The Wenatchee Valley Museum & Cultural Center (WVMCC) is a museum in Wenatchee, Washington, that houses local and regional history, Native American heritage. One of the artifacts housed is the propeller used in the first trans-Pacific flight.

The museum was founded in 1939 by the Columbia River Archaeological Society. It is housed in two historic buildings, with three floors of displays interpreting life along the Columbia River in Eastern Washington. WVMCC hosts a variety of special events and family programs throughout the year.

==Exhibits==
===Propeller from the first trans-Pacific flight===
The museum exhibits the propeller from Miss Veedol, the airplane that made the first nonstop trans-Pacific flight. Pilot Clyde Pangborn and co-pilot Hugh Herndon had dropped the planes wheels and landing gear early in the 1931 flight to maintain flying weight, so Pangborn had to skid-land Miss Veedols American touch-down in the hills of East Wenatchee, and the propeller was damaged during the landing.

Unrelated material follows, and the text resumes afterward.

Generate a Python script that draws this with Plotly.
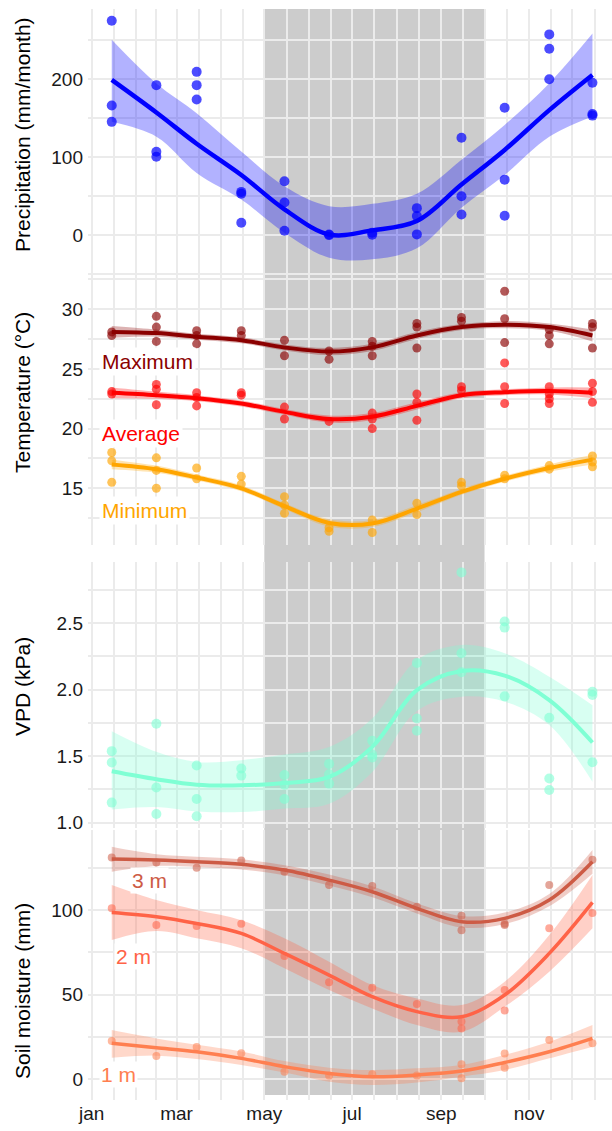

===Clovis points and other exhibits===
Other exhibits include 11,000-year-old Clovis points which were discovered in 1987 in East Wenatchee; petroglyphs recovered prior to the construction of the Rock Island Dam; Native American trade history; a tree fruit exhibit featuring a 1920s-era apple packing line with its unique catapult sizing machine, a model H0 scale train layout portraying three Great Northern Railway routes across the Cascade Mountains from 1892 to the present; Main Street 1910 with a general store, farm shop, house interior, and vintage autos; and a working 1919 Wurlitzer pipe organ.

==Programs==
Some of the special programs WVMCC presents for children and adults are Super Summer Adventures, geology bus tours, silent movies accompanied by the pipe organ, regional art shows, railroad history field trips, and an annual Environmental Film Festival.